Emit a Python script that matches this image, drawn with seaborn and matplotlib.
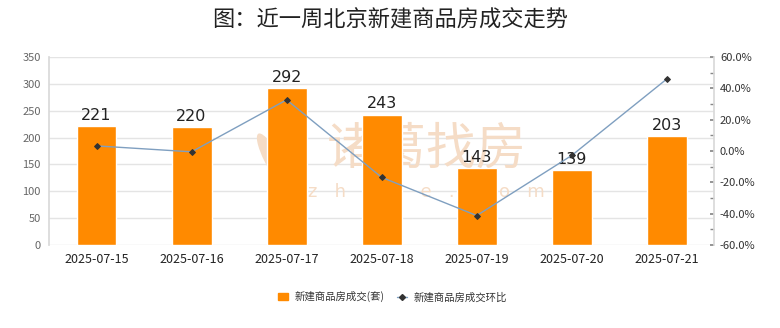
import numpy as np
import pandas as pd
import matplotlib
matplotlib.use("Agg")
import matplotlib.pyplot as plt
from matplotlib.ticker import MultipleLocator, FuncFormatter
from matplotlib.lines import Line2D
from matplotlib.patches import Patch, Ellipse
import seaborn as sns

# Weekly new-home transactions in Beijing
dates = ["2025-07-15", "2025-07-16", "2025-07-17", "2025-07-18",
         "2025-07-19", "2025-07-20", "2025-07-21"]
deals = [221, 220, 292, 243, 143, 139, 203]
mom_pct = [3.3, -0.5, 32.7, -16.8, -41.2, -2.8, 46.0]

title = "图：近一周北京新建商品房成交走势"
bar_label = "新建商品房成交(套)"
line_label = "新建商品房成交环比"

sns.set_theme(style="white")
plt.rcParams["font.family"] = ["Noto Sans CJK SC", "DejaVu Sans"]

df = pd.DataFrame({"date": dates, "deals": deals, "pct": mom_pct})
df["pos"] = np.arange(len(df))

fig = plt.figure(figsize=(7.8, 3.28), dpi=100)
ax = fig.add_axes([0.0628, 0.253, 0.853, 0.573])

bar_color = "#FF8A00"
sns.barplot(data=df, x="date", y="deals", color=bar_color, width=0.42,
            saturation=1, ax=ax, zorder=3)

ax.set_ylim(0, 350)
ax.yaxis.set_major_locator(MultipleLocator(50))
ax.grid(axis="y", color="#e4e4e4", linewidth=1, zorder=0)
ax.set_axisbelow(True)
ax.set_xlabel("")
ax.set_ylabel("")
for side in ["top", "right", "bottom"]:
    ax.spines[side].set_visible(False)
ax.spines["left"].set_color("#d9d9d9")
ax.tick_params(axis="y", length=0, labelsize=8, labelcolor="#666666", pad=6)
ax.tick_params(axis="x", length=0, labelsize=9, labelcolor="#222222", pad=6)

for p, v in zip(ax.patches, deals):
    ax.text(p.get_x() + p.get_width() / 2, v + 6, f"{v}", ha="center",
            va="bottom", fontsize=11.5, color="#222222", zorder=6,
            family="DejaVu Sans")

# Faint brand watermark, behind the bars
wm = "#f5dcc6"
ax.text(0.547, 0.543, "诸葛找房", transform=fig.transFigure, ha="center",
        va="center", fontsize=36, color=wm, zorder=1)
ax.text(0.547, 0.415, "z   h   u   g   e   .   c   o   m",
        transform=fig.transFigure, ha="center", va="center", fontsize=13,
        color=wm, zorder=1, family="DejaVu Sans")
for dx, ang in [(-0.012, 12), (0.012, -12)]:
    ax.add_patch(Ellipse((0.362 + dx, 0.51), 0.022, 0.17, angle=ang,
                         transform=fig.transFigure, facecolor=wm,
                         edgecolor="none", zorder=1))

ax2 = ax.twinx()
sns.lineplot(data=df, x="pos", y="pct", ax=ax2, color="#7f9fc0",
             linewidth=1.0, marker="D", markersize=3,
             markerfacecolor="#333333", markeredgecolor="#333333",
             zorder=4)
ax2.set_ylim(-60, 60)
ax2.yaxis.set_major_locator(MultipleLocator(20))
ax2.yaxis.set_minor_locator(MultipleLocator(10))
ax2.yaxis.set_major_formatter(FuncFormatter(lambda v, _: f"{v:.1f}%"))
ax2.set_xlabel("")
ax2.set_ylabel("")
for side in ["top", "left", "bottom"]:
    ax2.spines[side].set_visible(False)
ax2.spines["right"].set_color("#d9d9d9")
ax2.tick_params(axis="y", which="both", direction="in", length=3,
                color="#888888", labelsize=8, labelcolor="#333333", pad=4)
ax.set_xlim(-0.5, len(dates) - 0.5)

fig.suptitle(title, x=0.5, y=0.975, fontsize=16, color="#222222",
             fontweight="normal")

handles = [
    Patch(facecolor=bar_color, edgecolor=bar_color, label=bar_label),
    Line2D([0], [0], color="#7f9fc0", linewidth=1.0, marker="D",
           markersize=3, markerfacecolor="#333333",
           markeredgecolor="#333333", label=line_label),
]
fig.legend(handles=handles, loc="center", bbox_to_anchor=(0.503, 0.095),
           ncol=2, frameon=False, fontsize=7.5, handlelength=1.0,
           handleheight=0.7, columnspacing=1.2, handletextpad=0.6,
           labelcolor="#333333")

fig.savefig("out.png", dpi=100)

REQUIRED TASK | Check each line above for "matplotlib" and return the ones that have it.

FULL SOLUTION |
Emit a Python script that matches this image, drawn with seaborn and matplotlib.
import matplotlib
matplotlib.use("Agg")
import matplotlib.pyplot as plt
from matplotlib.ticker import MultipleLocator, FuncFormatter
from matplotlib.lines import Line2D
from matplotlib.patches import Patch, Ellipse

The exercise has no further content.